The influence of a Prandtl-Meyer expansion doesn't stop at the boundaries of traditional fluid dynamics. Its effects are a bridge to other fields of physics, revealing deep and often surprising connections.

​​Thermodynamics and Phase Change​​: We know the expansion is isentropic, meaning entropy is constant, but what about temperature? As the gas expands and its pressure drops, its temperature plummets. This is not a small effect. The cooling can be so rapid and so extreme that it pushes the gas into a state of supersaturation. Imagine a vapor flowing at Mach 1 right at its condensation point. As it expands around a corner, its temperature and pressure fall. According to the rules of equilibrium, it should immediately condense into liquid droplets. But the flow is moving too fast! The vapor overshoots the equilibrium point and enters a metastable, supersaturated state. Eventually, the supersaturation becomes too great, and the vapor spontaneously condenses, forming a "condensation shock" or a fine mist. The locus of points where this happens is called the Wilson line, and its location within an expansion fan can be predicted by combining gas dynamics with the thermodynamics of phase change. This phenomenon is not just a curiosity; it can drastically alter the performance of rocket nozzles and is a key process in the formation of clouds and contrails in the atmosphere.

​​Viscous Effects and Boundary Layers​​: Our entire discussion has assumed an "inviscid" fluid, one with no friction. But in reality, a thin, sticky boundary layer forms on any surface. How does the external expansion fan interact with this viscous layer? The expansion drastically changes the conditions at the outer edge of the boundary layer: the Mach number increases, while temperature and density decrease. These changes feed directly into the equations governing the boundary layer's growth. For instance, the displacement thickness—a measure of how much the boundary layer "pushes" the outer flow away from the surface—will change abruptly as it passes under the fan. A full analysis of drag and heat transfer on a supersonic vehicle requires coupling the inviscid Prandtl-Meyer theory for the outer flow with the viscous theory for the boundary layer.
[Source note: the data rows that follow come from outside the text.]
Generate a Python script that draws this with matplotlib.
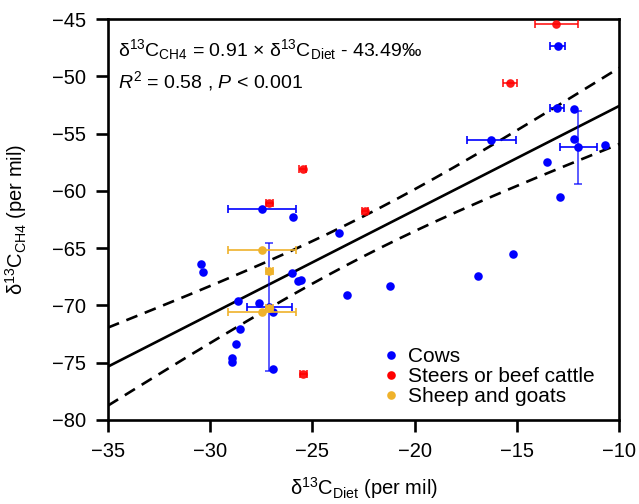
import numpy as np
import matplotlib
matplotlib.use('Agg')
import matplotlib.pyplot as plt
from matplotlib.lines import Line2D

plt.rcParams['font.family'] = 'Liberation Sans'
plt.rcParams['mathtext.fontset'] = 'custom'
plt.rcParams['mathtext.rm'] = 'Liberation Sans'
plt.rcParams['mathtext.it'] = 'Liberation Sans:italic'

# cows without error bars
cow_x = [-30.44, -30.34, -25.93, -26.01, -25.70, -25.55, -28.62, -27.63, -26.91, -28.53,
         -28.72, -28.92, -28.92, -26.91, -23.72, -23.32, -21.22, -16.91, -15.20, -12.20,
         -12.20, -10.70, -13.51, -12.90]
cow_y = [-66.38, -67.08, -62.30, -67.14, -67.90, -67.75, -69.58, -69.75, -70.60, -72.08,
         -73.39, -74.61, -74.90, -75.57, -63.70, -69.08, -68.30, -67.40, -65.50, -52.88,
         -55.50, -56.00, -57.50, -60.50]

# cows with error bars
cow_eb_x = [-27.47, -27.11, -16.26, -13.00, -13.05, -11.99]
cow_eb_y = [-61.60, -70.16, -55.56, -47.40, -52.80, -56.20]
cow_eb_xerr = [1.67, 1.10, 1.20, 0.36, 0.34, 0.92]
cow_eb_yerr = [0.0, 5.58, 0.0, 0.0, 0.0, 3.20]

# steers or beef cattle
steer_x = [-27.11, -25.48, -22.43, -25.44, -15.35, -13.07]
steer_y = [-61.08, -58.09, -61.78, -76.00, -50.58, -45.44]
steer_xerr = [0.17, 0.17, 0.17, 0.17, 0.33, 1.04]

# sheep and goats
sheep_x = [-27.47, -27.11, -27.11, -27.47]
sheep_y = [-65.18, -66.96, -70.20, -70.60]
sheep_xerr = [1.67, 0.17, 0.17, 1.67]

# regression and confidence band parameters
slope, intercept = 0.91, -43.49
band_min, band_slope, band_xm = 1.75, 0.23, -22.3

blue = '#0000FF'
red = '#FF0000'
orange = '#EFB22B'

fig = plt.figure(figsize=(6.39, 5.04), dpi=100)
ax = fig.add_axes([0.169, 0.1667, 0.8, 0.7956])

xs = np.linspace(-35, -10, 200)
fit = slope * xs + intercept
half = np.sqrt(band_min ** 2 + (band_slope * (xs - band_xm)) ** 2)
ax.plot(xs, fit, color='black', lw=1.9, zorder=2)
ax.plot(xs, fit + half, color='black', lw=1.9, ls=(0, (4.5, 3)), zorder=2)
ax.plot(xs, fit - half, color='black', lw=1.9, ls=(0, (4.5, 3)), zorder=2)

ax.scatter(cow_x, cow_y, s=38, color=blue, zorder=3, linewidths=0)
ax.errorbar(cow_eb_x, cow_eb_y, xerr=cow_eb_xerr, fmt='o', ms=6.2, color=blue,
            mec='none', ecolor=blue, elinewidth=1.2, capsize=3.2, capthick=1.2, zorder=3)
for x, y, e in zip(cow_eb_x, cow_eb_y, cow_eb_yerr):
    if e > 0:
        ax.errorbar([x], [y], yerr=[e], fmt='none', ecolor=blue, alpha=0.75,
                    elinewidth=1.2, capsize=3.2, capthick=1.2, zorder=3)

ax.errorbar(steer_x, steer_y, xerr=steer_xerr, fmt='o', ms=6.2, color=red, mec='none',
            ecolor=red, alpha=0.9, elinewidth=1.2, capsize=3.2, capthick=1.2, zorder=4)
ax.errorbar(sheep_x, sheep_y, xerr=sheep_xerr, fmt='o', ms=6.2, color=orange, mec='none',
            ecolor=orange, elinewidth=1.2, capsize=3.2, capthick=1.2, zorder=4)

ax.set_xlim(-35, -10)
ax.set_ylim(-80, -45)
ax.set_xticks([-35, -30, -25, -20, -15, -10])
ax.set_yticks([-80, -75, -70, -65, -60, -55, -50, -45])
ax.tick_params(direction='out', length=8.5, width=1.9, labelsize=14.5, pad=7)
for sp in ax.spines.values():
    sp.set_linewidth(1.9)

ax.set_xlabel(r'$\mathregular{\delta^{13}C_{Diet}}$ (per mil)', fontsize=14.5, labelpad=10.5)
ax.set_ylabel(r'$\mathregular{\delta^{13}C_{CH4}}$ (per mil)', fontsize=14.5, labelpad=17)

ax.text(0.02, 0.955, r'$\mathregular{\delta^{13}C_{CH4}}$ = 0.91 × $\mathregular{\delta^{13}C_{Diet}}$ - 43.49‰',
        transform=ax.transAxes, fontsize=14, va='top', ha='left')
ax.text(0.02, 0.875, r'$R^2$ = 0.58 , $P$ < 0.001',
        transform=ax.transAxes, fontsize=14, va='top', ha='left')

handles = [Line2D([], [], ls='none', marker='o', ms=6.2, color=c, mec='none') for c in (blue, red, orange)]
ax.legend(handles, ['Cows', 'Steers or beef cattle', 'Sheep and goats'], loc='lower left',
          bbox_to_anchor=(0.515, 0.0), frameon=False, fontsize=15, handlelength=0.6,
          handletextpad=0.5, labelspacing=0.05, borderaxespad=0.25)

fig.savefig('out.png', dpi=100)
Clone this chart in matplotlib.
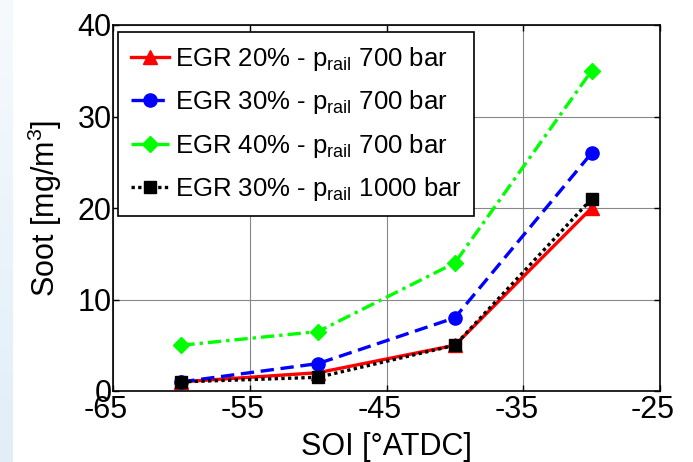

​​Optics and Measurement​​: Prandtl-Meyer waves are changes in gas density, pressure, and temperature. But our eyes can't see density. Or can they? The refractive index of a gas—the property that determines how much it bends light—is directly proportional to its density. This is the insight behind the Gladstone-Dale relation. An expansion fan, with its smooth gradient of decreasing density, acts like a weak, oddly shaped lens. A laser beam passing through it will be deflected by a small but measurable amount. This principle is the foundation of powerful flow visualization techniques like schlieren and shadowgraph imaging. By mapping how light is bent as it passes through a flow field, we can create a visual image of the invisible density structure, making the beautiful fans of a Prandtl-Meyer expansion and the sharp lines of shock waves visible to the naked eye.

​​Computational Physics​​: The analytical theory of Prandtl-Meyer is a jewel of applied mathematics, but what about a truly complex geometry, or unsteady flows? Today, we turn to the power of the computer. Consider the satisfying "pop" of a champagne bottle. The sudden release of high-pressure gas into the atmosphere is a classic shock tube problem. The gas inside rushes out, creating a rarefaction wave that travels back into the bottle—this is the one-dimensional cousin of the Prandtl-Meyer expansion fan. This expansion cools the gas (sometimes enough to form a visible fog of condensed water vapor) and accelerates it to supersonic speeds. This problem, with its interacting shocks and expansion waves, can be simulated in stunning detail using numerical methods that solve the fundamental Euler equations of gas dynamics. These computational tools, grounded in the same physical principles we've discussed, allow us to tackle problems of immense complexity, from the internal combustion engine to the explosions of distant supernovae.

From the wing of a supersonic jet to the exhaust of a rocket, from the mist in a wind tunnel to the image on a scientist's screen, the Prandtl-Meyer expansion fan is a unifying thread. It is a testament to the power of a simple idea—a fluid turning a corner—to explain a vast and beautiful array of physical phenomena.